В университете, склоняясь над книгами о Венеции, будущий литератор осознал, что загадочные тайны из муранского детства, окутанные флером магии, практически не присутствуют в литературе, мало того – их больше никто не рассказывает. Даже друзья и сверстники в Венеции не имели понятия о легендах, связанных с их родным городом, а традиция слушать истории и передавать их из уст в уста исчезла.
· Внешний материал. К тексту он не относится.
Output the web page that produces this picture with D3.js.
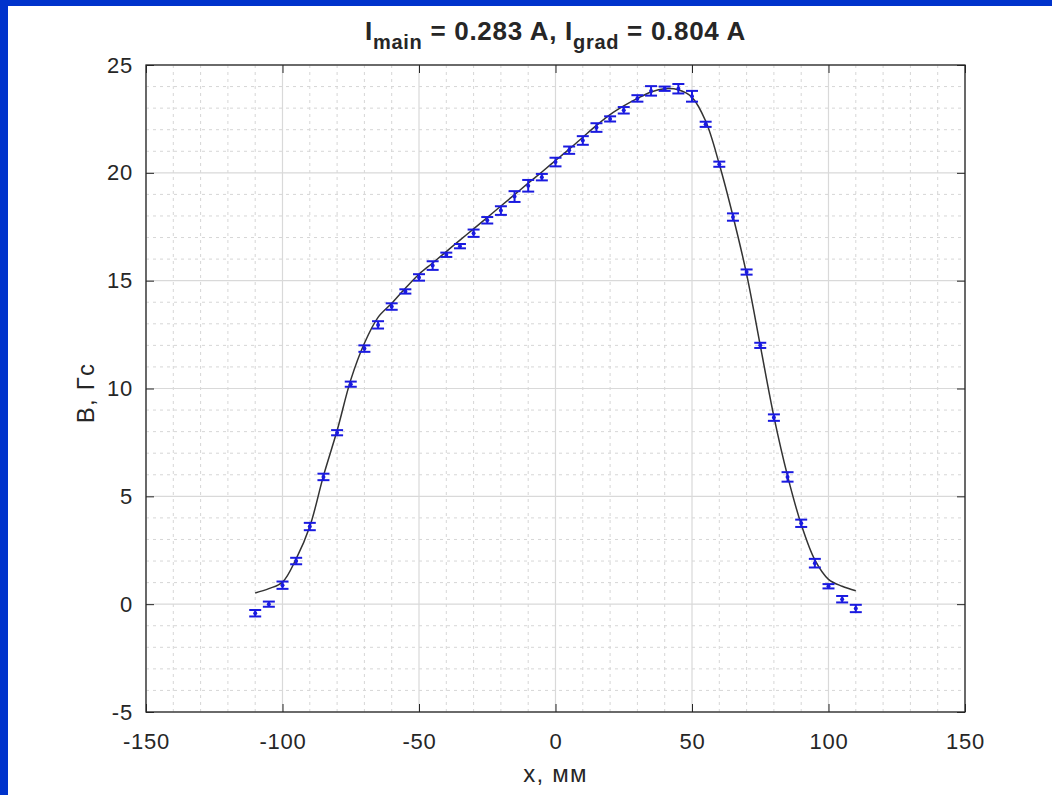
<!DOCTYPE html>
<html><head><meta charset="utf-8">
<script src="https://cdn.jsdelivr.net/npm/d3@7"></script>
<style>
html,body{margin:0;padding:0;background:#fff;}
svg{display:block;}
text{font-family:"Liberation Sans",Arial,Helvetica,sans-serif;fill:#262626;}
</style></head>
<body>
<script>
// ---- data ----
const xPos = [-110,-105,-100,-95,-90,-85,-80,-75,-70,-65,-60,-55,-50,-45,-40,-35,-30,-25,-20,-15,-10,-5,0,5,10,15,20,25,30,35,40,45,50,55,60,65,70,75,80,85,90,95,100,105,110];
const bMeas = [-0.42,0.0,0.88,2.0,3.6,5.9,7.95,10.2,11.85,12.95,13.8,14.5,15.15,15.7,16.2,16.6,17.2,17.8,18.25,18.9,19.4,19.8,20.5,21.05,21.5,22.1,22.5,22.9,23.45,23.8,23.9,23.9,23.55,22.25,20.4,17.95,15.4,12.0,8.65,5.9,3.75,1.9,0.83,0.23,-0.2];
const bErr = [0.15,0.12,0.17,0.15,0.17,0.15,0.12,0.12,0.15,0.17,0.15,0.1,0.15,0.2,0.1,0.1,0.17,0.15,0.2,0.25,0.27,0.15,0.2,0.17,0.2,0.2,0.12,0.15,0.15,0.22,0.1,0.22,0.25,0.12,0.12,0.17,0.12,0.12,0.15,0.22,0.17,0.2,0.1,0.15,0.17];
const fitX = [-110,-105,-100,-95,-90,-85,-80,-75,-70,-65,-60,-55,-50,-45,-40,-35,-30,-25,-20,-15,-10,-5,0,5,10,15,20,25,30,35,40,45,50,55,60,65,70,75,80,85,90,95,100,105,110];
const fitB = [0.52,0.72,1.02,2.1,3.6,5.95,8.05,10.4,12.1,13.3,13.95,14.65,15.3,15.82,16.35,16.88,17.4,17.93,18.46,18.99,19.52,20.04,20.57,21.1,21.65,22.2,22.7,23.1,23.45,23.75,23.9,23.85,23.5,22.4,20.4,18.0,15.3,12.0,8.7,5.95,3.7,2.05,1.15,0.83,0.62];
const xTicks = [-150,-100,-50,0,50,100,150];
const yTicks = [-5,0,5,10,15,20,25];

// ---- layout ----
const W = 1052, H = 795;
const L = 146, R = 965, T = 65, B = 712;
const svg = d3.select("body").append("svg").attr("width", W).attr("height", H);
svg.append("rect").attr("x",0).attr("y",0).attr("width",W).attr("height",H).attr("fill","#0033cc");
svg.append("rect").attr("x",8).attr("y",6).attr("width",W-8).attr("height",H-6).attr("fill","#ffffff");

const x = d3.scaleLinear().domain([-150,150]).range([L,R]);
const y = d3.scaleLinear().domain([-5,25]).range([B,T]);

const g = svg.append("g");
// minor grid
const xMinor = d3.range(-150,151,10).filter(v => v % 50 !== 0);
const yMinor = d3.range(-5,26,1).filter(v => v % 5 !== 0);
g.selectAll(".xm").data(xMinor).enter().append("line")
  .attr("x1",d=>x(d)).attr("x2",d=>x(d)).attr("y1",T).attr("y2",B)
  .attr("stroke","#d6d6d6").attr("stroke-width",1).attr("stroke-dasharray","3,4");
g.selectAll(".ym").data(yMinor).enter().append("line")
  .attr("y1",d=>y(d)).attr("y2",d=>y(d)).attr("x1",L).attr("x2",R)
  .attr("stroke","#d6d6d6").attr("stroke-width",1).attr("stroke-dasharray","3,4");
// major grid
g.selectAll(".xg").data(xTicks).enter().append("line")
  .attr("x1",d=>x(d)).attr("x2",d=>x(d)).attr("y1",T).attr("y2",B)
  .attr("stroke","#d9d9d9").attr("stroke-width",1.2);
g.selectAll(".yg").data(yTicks).enter().append("line")
  .attr("y1",d=>y(d)).attr("y2",d=>y(d)).attr("x1",L).attr("x2",R)
  .attr("stroke","#d9d9d9").attr("stroke-width",1.2);

// axes
const fmt = d => String(d);
const tickStyle = sel => { sel.select(".domain").remove(); sel.selectAll("line").attr("stroke","#262626"); sel.selectAll("text").attr("fill","#262626").style("font-size","22px").style("letter-spacing","0.8px"); };
svg.append("g").attr("transform",`translate(0,${B})`)
  .call(d3.axisBottom(x).tickValues(xTicks).tickSizeInner(-8).tickSizeOuter(0).tickPadding(21).tickFormat(fmt))
  .call(tickStyle);
svg.append("g").attr("transform",`translate(0,${T})`)
  .call(d3.axisTop(x).tickValues(xTicks).tickSizeInner(-8).tickSizeOuter(0).tickFormat(""))
  .call(tickStyle);
svg.append("g").attr("transform",`translate(${L},0)`)
  .call(d3.axisLeft(y).tickValues(yTicks).tickSizeInner(-8).tickSizeOuter(0).tickPadding(13).tickFormat(fmt))
  .call(tickStyle);
svg.append("g").attr("transform",`translate(${R},0)`)
  .call(d3.axisRight(y).tickValues(yTicks).tickSizeInner(-8).tickSizeOuter(0).tickFormat(""))
  .call(tickStyle);
svg.append("rect").attr("x",L).attr("y",T).attr("width",R-L).attr("height",B-T)
  .attr("fill","none").attr("stroke","#262626").attr("stroke-width",1.3);

// fit curve
const fitData = fitX.map((v,i)=>[v,fitB[i]]);
svg.append("path").datum(fitData)
  .attr("d", d3.line().x(d=>x(d[0])).y(d=>y(d[1])).curve(d3.curveCatmullRom))
  .attr("fill","none").attr("stroke","#333333").attr("stroke-width",1.5);

// error bars
const pts = xPos.map((v,i)=>({x:v,b:bMeas[i],e:bErr[i]}));
const eb = svg.append("g").attr("stroke","#1a1ae0").attr("stroke-width",2);
const cap = 6;
pts.forEach(p=>{
  eb.append("line").attr("x1",x(p.x)).attr("x2",x(p.x)).attr("y1",y(p.b-p.e)).attr("y2",y(p.b+p.e));
  eb.append("line").attr("x1",x(p.x)-cap).attr("x2",x(p.x)+cap).attr("y1",y(p.b-p.e)).attr("y2",y(p.b-p.e));
  eb.append("line").attr("x1",x(p.x)-cap).attr("x2",x(p.x)+cap).attr("y1",y(p.b+p.e)).attr("y2",y(p.b+p.e));
});
svg.append("g").selectAll("circle").data(pts).enter().append("circle")
  .attr("cx",d=>x(d.x)).attr("cy",d=>y(d.b)).attr("r",2).attr("fill","#1a1ae0");

// labels
svg.append("text").attr("x",(L+R)/2).attr("y",782).attr("text-anchor","middle")
  .style("font-size","24px").style("letter-spacing","1.2px").attr("fill","#262626").text("x, мм");
svg.append("text").attr("transform",`translate(94,393) rotate(-90)`).attr("text-anchor","middle")
  .style("font-size","24px").style("letter-spacing","1.2px").attr("fill","#262626").text("B, Гс");

const title = svg.append("text").attr("x",(L+R)/2).attr("y",40).attr("text-anchor","middle")
  .style("font-size","26px").style("font-weight","bold").style("letter-spacing","0.7px").attr("fill","#000");
title.append("tspan").text("I");
title.append("tspan").attr("dy",9).style("font-size","20px").text("main");
title.append("tspan").attr("dy",-9).text(" = 0.283 A, I");
title.append("tspan").attr("dy",9).style("font-size","20px").text("grad");
title.append("tspan").attr("dy",-9).text(" = 0.804 A");
</script>
</body></html>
– Когда я уяснил это, то решил собирать, записывать то, что помню, – признается Альберто. – Даже не для книги, а для того, чтобы просто сохранить услышанные рассказы. Ведь это часть живой памяти, дух самой Венеции. Помню, как сел за компьютер, открыл файл и начал писать. В тот момент мне двадцать три года, совсем юнец. Затем я интервьюировал венецианцев, островитян, людей, которые могли вспомнить что-то из культуры, бытовавшей в моем детстве. Конечно, последовала работа и с архивом, ведь иной раз рассказ связан с эпохальным фактом, его породившим. По сути, я занимался проверкой и реконструкцией. В результате 2000 год стал для меня знаменательным – вышла первая книга о Венеции и ее тайнах. Она переведена в том числе и на русский язык, до сих пор пользуется популярностью и переиздается. Меня, как автора, этот факт несказанно радует.

Та книга изобилует баснями о духах, таинственных фактах, мистических явлениях, фантастических историях. Все они о паранормальной реальности, иллюзорном мире, иных измерениях, которые невозможно пощупать и проверить на подлинность с помощью привычных доказательств. При этом венецианские небылицы из недр прошлого – часть культурного кода города, его идентичность и корни.

– Даже если я записываю рассказ о привидениях, то не ставлю задачи разобраться, правда ли это произошло. Как писатель я беру информацию и доношу ее, – поясняет Альберто. – А потом, если мы зададим банальный вопрос, что такое призрак, то поймем, что он не настолько прост и элементарен, как может показаться на первый взгляд.